An important cause of acute or subacute delirium, Wernicke encephalopathy (WE) is a neurological disorder induced by thiamine, vitamin B1, deficiency. WE is the most important encephalopathy due to a single vitamin deficiency. WE presents with the classic triad of ocular findings, cerebellar dysfunction, and confusion.

Korsakoff amnestic syndrome is a late neuropsychiatric manifestation of WE with memory loss and confabulation; sometimes, the condition is referred to as Wernicke-Korsakoff syndrome (WKS) or Wernicke-Korsakoff psychosis.

Thiamine deficiency is characteristically associated with chronic alcoholism, because alcohol affects thiamine uptake and utilization. However, WE may develop in nonalcoholic conditions, such as prolonged starvation, hyperemesis gravidarum, bariatric surgery, and human immunodeficiency virus (HIV)/acquired immunodeficiency syndrome (AIDS), and can even develop in healthy infants given the thiamine deficient formulas.
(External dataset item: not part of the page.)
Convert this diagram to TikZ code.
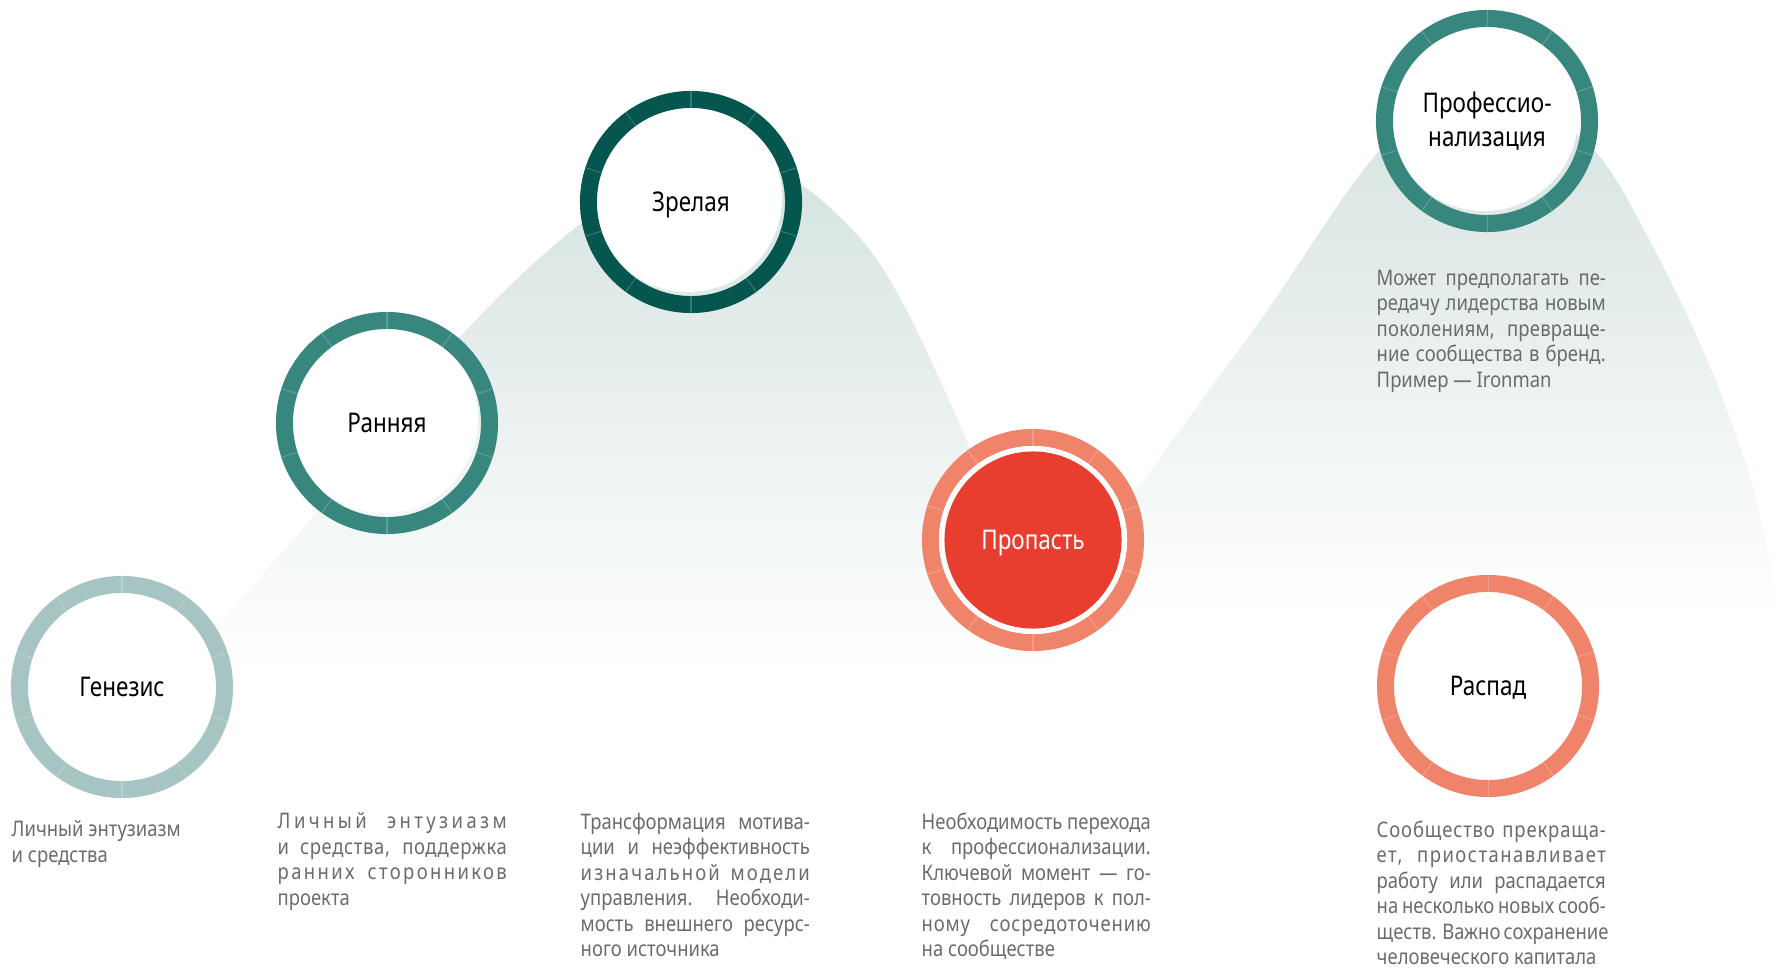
\documentclass[tikz,border=0pt]{standalone}
\usepackage{fontspec}
\setmainfont[FakeStretch=0.83]{Noto Sans}
\newfontfamily\notefont[FakeStretch=0.86]{Noto Sans}
\usepackage{tikz}

\definecolor{genesisring}{HTML}{A6C4C2}
\definecolor{tealring}{HTML}{38877F}
\definecolor{darkring}{HTML}{04564F}
\definecolor{salmonring}{HTML}{F0846A}
\definecolor{abyssred}{HTML}{E73E30}
\definecolor{notegrey}{HTML}{6B6B6B}
\definecolor{hilltop}{HTML}{D4E2E0}

\newcommand{\fl}[2][0]{\makebox[2.29cm][s]{\addfontfeature{LetterSpace=#1}#2}}

\begin{document}
\begin{tikzpicture}[x=0.01cm, y=-0.01cm,
    stage/.style={align=center, inner sep=0pt, font=\fontsize{7.7}{9.6}\selectfont},
    flat/.style={text height=5.5pt, text depth=0pt},
    note/.style={anchor=north west, align=left, inner sep=0pt, text=notegrey, font=\notefont\fontsize{6.1}{7.25}\selectfont},
    hill/.style={top color=hilltop, bottom color=white}]
    \useasboundingbox (0,0) rectangle (1786,967);
    \def\rin{0.94cm}
    \def\rmid{1.025cm}
    \def\stagering#1#2{
        \fill[white] ([shift={(-3,-4)}]#1) circle (\rin);
        \draw[#2, line width=0.17cm] (#1) circle (\rmid);
        \foreach \a in {18,54,...,342}
            \draw[#2!80!white, line width=0.3pt] (#1) ++(\a:0.94cm) -- ++(\a:0.17cm);
    }
    \coordinate (genesis) at (122,687);
    \coordinate (early) at (387,423);
    \coordinate (mature) at (691,202);
    \coordinate (abyss) at (1033,540);
    \coordinate (prof) at (1487,121);
    \coordinate (decay) at (1488,686);
    \shade[hill] plot[smooth] coordinates {(185,671) (214,629) (318,511) (461,336) (582,223) (715,150) (800,184) (866,245) (911,319) (968,444) (1012,560) (1062,671)} -- cycle;
    \shade[hill] plot[smooth] coordinates {(1065,615) (1136,492) (1262,318) (1382,148) (1490,82) (1592,148) (1652,245) (1709,364) (1754,490) (1781,615)} -- cycle;
    \stagering{genesis}{genesisring}
    \stagering{early}{tealring}
    \stagering{mature}{darkring}
    \stagering{abyss}{salmonring}
    \stagering{prof}{tealring}
    \stagering{decay}{salmonring}
    \fill[white] (abyss) circle (\rin);
    \fill[abyssred] (abyss) circle (0.885cm);
    \node[stage, flat] (genesis-label) at (genesis) {Генезис};
    \node[stage, flat] (early-label) at (early) {Ранняя};
    \node[stage, flat] (mature-label) at (mature) {Зрелая};
    \node[stage, flat, text=white] (abyss-label) at (abyss) {Пропасть};
    \node[stage] (prof-label) at (prof) {Профессио-\\нализация};
    \node[stage, flat] (decay-label) at (decay) {Распад};
    \node[note] (genesis-note) at (11,820) {Личный энтузиазм\\и средства};
    \node[note] (early-note) at (277,812) {\fl[16]{Личный энтузиазм}\\\fl[3]{и средства, поддержка}\\\fl[11]{ранних сторонников}\\проекта};
    \node[note] (mature-note) at (580,812) {\fl{Трансформация мотива-}\\\fl{ции и неэффективность}\\\fl[10]{изначальной модели}\\\fl{управления. Необходи-}\\\fl{мость внешнего ресурс-}\\ного источника};
    \node[note] (abyss-note) at (921,812) {\fl{Необходимость перехода}\\\fl{к профессионализации.}\\\fl{Ключевой момент — го-}\\\fl{товность лидеров к пол-}\\\fl[4]{ному сосредоточению}\\на сообществе};
    \node[note] (prof-note) at (1376,269) {\fl{Может предполагать пе-}\\\fl{редачу лидерства новым}\\\fl[1]{поколениям, превраще-}\\\fl{ние сообщества в бренд.}\\Пример — Ironman};
    \node[note] (decay-note) at (1376,820) {\fl[4]{Сообщество прекраща-}\\\fl[7]{ет, приостанавливает}\\\fl{работу или распадается}\\\fl{на несколько новых сооб-}\\\fl{ществ. Важно сохранение}\\человеческого капитала};
\end{tikzpicture}
\end{document}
Frequently unrecognized, WE is more prevalent than commonly supposed. Epidemics of WE can occur, as evidenced by a report of Israeli infants with infantile thiamine deficiency who were fed formula deficient in thiamine.

Signs and symptoms

In addition to the classical triad of symptoms—encephalopathy, ataxic gait, and oculomotor dysfunction—clinical signs of WE may include the following:

Acute confusion




Memory disturbance

Hypothermia with hypotension

Delirium tremens


The clinical diagnosis of WE in alcoholics requires two of the following four signs: (i) dietary deficiencies (ii) eye signs, (iii) cerebellar dysfunction, and (iv) either an altered mental state or mild memory impairment. 

Although WE remains a clinical diagnosis with no characteristic abnormalities in diagnostic studies, the use of laboratory and radiographic tests remains important to exclude alternate or coexisting medical conditions.
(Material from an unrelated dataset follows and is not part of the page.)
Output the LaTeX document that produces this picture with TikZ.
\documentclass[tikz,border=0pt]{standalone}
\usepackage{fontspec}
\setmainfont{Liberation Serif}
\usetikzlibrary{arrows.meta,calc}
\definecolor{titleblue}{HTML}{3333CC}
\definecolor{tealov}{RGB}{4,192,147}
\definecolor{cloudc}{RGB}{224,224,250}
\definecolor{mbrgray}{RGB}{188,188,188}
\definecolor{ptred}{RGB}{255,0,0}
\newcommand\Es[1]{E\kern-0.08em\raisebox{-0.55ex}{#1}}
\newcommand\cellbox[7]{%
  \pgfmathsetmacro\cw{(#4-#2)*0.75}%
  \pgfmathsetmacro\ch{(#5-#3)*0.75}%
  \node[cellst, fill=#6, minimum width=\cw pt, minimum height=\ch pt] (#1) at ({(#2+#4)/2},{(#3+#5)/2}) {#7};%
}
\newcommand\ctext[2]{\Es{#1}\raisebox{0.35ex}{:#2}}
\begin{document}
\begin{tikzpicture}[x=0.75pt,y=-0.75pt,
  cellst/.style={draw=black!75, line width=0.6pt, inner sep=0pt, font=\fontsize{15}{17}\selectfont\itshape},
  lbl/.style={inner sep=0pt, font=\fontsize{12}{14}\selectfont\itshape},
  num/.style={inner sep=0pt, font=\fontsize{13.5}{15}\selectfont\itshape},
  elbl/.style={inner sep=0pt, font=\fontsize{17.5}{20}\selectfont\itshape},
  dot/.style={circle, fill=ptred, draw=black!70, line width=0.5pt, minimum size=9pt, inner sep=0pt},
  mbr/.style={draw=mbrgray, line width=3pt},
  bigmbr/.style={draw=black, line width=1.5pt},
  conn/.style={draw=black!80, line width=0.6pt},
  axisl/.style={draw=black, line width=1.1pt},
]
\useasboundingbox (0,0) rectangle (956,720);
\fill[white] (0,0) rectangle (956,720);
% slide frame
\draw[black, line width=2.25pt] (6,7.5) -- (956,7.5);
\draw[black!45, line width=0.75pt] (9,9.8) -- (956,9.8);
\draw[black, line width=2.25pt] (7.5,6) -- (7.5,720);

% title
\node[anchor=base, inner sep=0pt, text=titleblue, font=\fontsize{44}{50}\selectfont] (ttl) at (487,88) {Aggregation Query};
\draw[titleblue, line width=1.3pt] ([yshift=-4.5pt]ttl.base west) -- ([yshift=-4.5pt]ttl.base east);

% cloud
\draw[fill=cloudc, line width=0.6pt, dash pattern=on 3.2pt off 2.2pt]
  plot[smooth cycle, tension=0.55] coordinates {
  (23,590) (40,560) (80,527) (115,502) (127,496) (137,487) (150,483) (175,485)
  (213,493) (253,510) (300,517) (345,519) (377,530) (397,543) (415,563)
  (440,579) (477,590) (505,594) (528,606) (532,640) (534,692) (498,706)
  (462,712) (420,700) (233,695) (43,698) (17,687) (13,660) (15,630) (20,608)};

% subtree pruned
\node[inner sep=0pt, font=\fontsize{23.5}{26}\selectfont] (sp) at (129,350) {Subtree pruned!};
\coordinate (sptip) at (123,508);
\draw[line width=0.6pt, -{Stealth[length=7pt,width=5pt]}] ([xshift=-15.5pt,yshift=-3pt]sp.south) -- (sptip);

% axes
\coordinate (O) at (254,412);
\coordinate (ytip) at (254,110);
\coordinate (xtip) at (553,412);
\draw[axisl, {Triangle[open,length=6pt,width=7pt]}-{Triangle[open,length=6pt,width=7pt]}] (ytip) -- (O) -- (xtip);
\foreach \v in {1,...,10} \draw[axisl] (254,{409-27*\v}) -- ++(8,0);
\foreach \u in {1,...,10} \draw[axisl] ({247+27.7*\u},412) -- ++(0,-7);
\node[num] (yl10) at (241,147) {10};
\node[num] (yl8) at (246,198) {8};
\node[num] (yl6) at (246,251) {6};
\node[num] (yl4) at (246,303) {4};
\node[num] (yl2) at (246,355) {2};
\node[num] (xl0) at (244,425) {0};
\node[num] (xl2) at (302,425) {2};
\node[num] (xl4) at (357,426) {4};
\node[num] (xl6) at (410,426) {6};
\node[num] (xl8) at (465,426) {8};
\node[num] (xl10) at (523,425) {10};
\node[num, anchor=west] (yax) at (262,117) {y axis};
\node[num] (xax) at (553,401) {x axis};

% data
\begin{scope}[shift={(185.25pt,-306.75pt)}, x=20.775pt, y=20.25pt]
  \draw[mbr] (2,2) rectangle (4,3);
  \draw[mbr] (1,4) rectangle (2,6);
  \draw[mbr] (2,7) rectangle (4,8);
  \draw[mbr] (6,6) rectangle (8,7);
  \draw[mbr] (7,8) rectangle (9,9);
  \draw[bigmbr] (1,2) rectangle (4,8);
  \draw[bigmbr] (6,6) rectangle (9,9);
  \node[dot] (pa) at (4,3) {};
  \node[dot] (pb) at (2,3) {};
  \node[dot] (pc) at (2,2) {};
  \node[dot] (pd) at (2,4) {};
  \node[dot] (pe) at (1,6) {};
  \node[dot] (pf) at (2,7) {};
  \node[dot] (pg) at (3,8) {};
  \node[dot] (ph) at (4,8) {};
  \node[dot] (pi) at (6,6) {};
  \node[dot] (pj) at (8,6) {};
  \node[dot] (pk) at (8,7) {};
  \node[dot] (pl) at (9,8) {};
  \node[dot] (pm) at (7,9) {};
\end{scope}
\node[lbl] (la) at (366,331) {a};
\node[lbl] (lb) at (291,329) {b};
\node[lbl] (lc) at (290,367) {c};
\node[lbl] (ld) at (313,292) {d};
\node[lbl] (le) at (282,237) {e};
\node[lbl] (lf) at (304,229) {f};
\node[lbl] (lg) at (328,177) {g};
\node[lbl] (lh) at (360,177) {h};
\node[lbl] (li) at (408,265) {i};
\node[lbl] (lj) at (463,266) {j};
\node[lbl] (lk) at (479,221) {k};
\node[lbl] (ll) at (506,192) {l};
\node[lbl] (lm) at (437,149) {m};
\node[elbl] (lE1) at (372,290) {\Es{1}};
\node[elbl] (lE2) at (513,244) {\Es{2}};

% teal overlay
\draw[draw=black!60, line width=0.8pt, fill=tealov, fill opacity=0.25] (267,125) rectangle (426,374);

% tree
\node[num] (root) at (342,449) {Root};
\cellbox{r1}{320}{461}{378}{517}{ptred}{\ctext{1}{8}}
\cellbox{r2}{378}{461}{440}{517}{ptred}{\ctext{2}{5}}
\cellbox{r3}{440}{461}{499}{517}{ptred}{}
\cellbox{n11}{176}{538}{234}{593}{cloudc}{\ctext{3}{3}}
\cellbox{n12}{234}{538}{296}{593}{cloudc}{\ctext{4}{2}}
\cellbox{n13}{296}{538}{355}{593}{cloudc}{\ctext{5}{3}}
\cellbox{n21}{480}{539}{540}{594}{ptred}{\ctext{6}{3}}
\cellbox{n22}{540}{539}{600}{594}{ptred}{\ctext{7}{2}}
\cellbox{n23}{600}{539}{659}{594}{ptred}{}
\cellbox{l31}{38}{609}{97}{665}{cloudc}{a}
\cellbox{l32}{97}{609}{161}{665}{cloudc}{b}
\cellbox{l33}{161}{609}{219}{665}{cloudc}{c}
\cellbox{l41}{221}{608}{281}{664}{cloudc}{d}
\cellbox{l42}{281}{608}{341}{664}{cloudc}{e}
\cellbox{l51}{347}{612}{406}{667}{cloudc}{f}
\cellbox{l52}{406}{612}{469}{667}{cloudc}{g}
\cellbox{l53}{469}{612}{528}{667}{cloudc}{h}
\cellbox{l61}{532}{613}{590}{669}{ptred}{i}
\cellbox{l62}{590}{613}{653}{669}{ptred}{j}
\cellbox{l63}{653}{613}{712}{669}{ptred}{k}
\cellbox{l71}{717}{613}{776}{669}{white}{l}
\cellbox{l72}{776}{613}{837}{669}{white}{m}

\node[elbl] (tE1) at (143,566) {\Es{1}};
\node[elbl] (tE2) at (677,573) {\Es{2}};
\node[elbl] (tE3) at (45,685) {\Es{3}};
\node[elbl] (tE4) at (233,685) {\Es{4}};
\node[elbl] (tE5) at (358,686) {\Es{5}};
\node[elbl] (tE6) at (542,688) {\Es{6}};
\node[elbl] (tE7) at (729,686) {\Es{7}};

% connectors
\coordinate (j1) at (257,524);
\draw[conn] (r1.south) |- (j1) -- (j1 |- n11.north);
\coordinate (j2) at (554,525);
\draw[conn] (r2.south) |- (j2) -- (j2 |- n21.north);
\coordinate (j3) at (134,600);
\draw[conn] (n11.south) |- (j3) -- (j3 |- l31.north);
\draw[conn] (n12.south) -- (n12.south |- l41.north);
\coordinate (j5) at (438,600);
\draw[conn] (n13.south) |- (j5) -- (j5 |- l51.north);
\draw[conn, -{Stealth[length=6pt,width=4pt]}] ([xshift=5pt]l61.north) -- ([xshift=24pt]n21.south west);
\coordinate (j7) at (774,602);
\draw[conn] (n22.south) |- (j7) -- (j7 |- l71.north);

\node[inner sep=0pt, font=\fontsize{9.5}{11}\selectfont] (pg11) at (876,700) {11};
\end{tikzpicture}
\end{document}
Rapid correction of brain thiamine deficiency is the goal of therapy.
Administration of thiamine improves the patient’s condition to some degree in almost all cases; however, persistent neurologic dysfunction is common.
Oral absorption is unreliable in patients at risk of Wernicke encephalopathy, which emphasizes the importance of parenteral treatment.

Although as little as 2 mg of thiamine may be enough to reverse symptoms, the dose of thiamine required to prevent or treat WE in most alcoholic patients may be as high as greater than 500 mg given once or, preferably, 2 or 3 times daily parenterally, intravenous is preferred to intramuscular administration.